Additional Content

A Story about Call and Discernment from the Writer

At 20 years old, I was ordained to serve on the session of the Iglesia Presbiteriana en Caparra Terrace in San Juan, Puerto Rico. In decades past, there had been other elders that were young, even younger than I was at that time, yet I was the youngest person to be ordained in a while in our congregation. 

It almost didn’t happen. No one, other than my fiancée, knew about this part of the story: I struggled with saying “yes” to the invitation of the nominating committee. I struggled not necessarily because of my young age, but because of the weight of ordination.

My grandfather (abuelo), Edgar Olivieri, had been a ruling elder since before I was born. His example of leadership, commitment, and mentorship embodied the word “ruling elder” in my mind. My abuelo was a person of great conviction and unwavering faith, trusting that the God who called him would see him through even in the most difficult of times. 

Would I be able to fulfill the responsibilities as my abuelo did? Would I have the time to serve given my school and volunteer commitments? I was born to this congregation. I’d been a member of the church for some years now, active in the youth group and camp. I sang in the choir, participated in the drama group, and had led worship and prayer circles. Was that enough? Was I knowledgeable enough? Did I have what it took to be a more involved church leader? Was I ready to face another side of the church that I was not really familiar with: the governance? The nominating committee seemed to think so. I wrestled with these and other questions while discerning how to respond to the invitation to serve.

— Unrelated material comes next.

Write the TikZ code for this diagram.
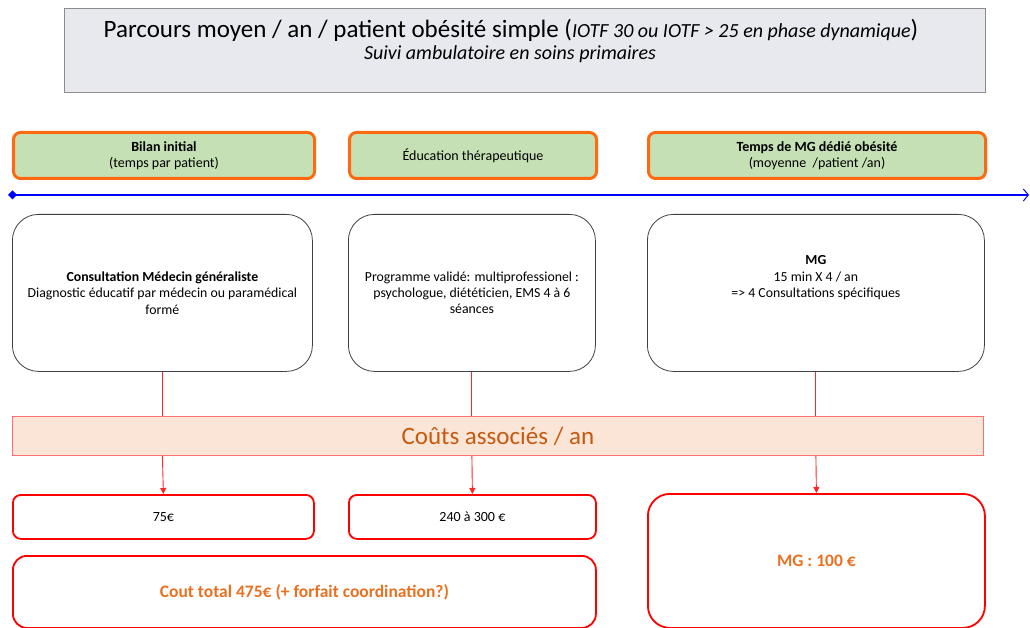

As Reformed Christians, we believe in the priesthood of all believers. We are all called in baptism to ministry in Christ’s name. Ephesians 4:4–7 reminds us that there is one body and one Spirit, just as you were called to the one hope of your calling, one Lord, one faith, one baptism, one God and Father of all, who is above all and through all and in all. But each of us was given grace according to the measure of Christ’s gift. …” In the midst of living into that call, some persons feel called to fulfill particular functions, so that the ministry of the whole people of God may flourish” (BOO, W-4.0401). I understood my life as part of a big, universal faith family, as a Christian who happened to be Presbyterian, in the context of this church community in San Juan.

After a conscious discernment process, what ultimately moved me to respond affirmatively was that I felt called by God to serve as a ruling elder in my congregation. At 20 years old, though, I couldn’t put this into words. The very process of discerning the call to serve on the session would be the first step of a lifetime commitment precisely to discernment and governance. Along the road I discovered that being ordained to this ministry would encompass more than serving the local faith community. Responding to the call is just the first step to a lifetime of ministry.

I served on session for one term. During that time, I finished college, got married, moved from my hometown in San Juan, and became a teacher. My husband, José Manuel, was ordained at that time, too. We moved to the city of Caguas, Puerto Rico, as José Manuel was called to be the re-development pastor of a fourteen-member church that had gone through a schism. I was member number fifteen. Alongside a presbytery administrative commission, José Manuel began his ministry as a parish pastor.

My ministry as a ruling elder flourished there as well, in a faith community that needed nurture and care after going through so much. I hadn’t served on a session since I served in my home church in San Juan, yet the call to serve the people of God, in manifold ways, had remained strong throughout the years.

At various points in my life I have served as a Sunday school teacher, a choir member, a presbytery committee member and chair, as synod vice-moderator, as a commissioner to presbytery and General Assembly, in a permanent committee of the General Assembly, as a presbytery moderator, and as Co-Moderator of the 223rd General Assembly (2018). In this ordered ministry, the greatest joy is to serve and to make disciples.

Like my abuelo before me, I get to mentor new leaders and walk alongside them as they discern the ways in which God is calling them. It warms my heart to see church leaders I knew as children, youth, new church members, and as first-time churchgoers now serving the people of God as ruling elders, youth group and camp leaders, musicians, ministers of Word and Sacrament, Sunday school teachers, deacons, stated clerks, committee members, community leaders, and so much more.

The ministry continues as the Holy Spirit calls “women and men to all ministries of the Church” (“A Brief Statement of Faith,” Book of Confessions, Presbyterian Church (U.S.A.), 11.4, Line 64). When God calls, God empowers. The plan belongs to God. Responding to it is just the first step to a lifetime of ministry and service to God and neighbor. Así nos ayude Dios. So help us, God.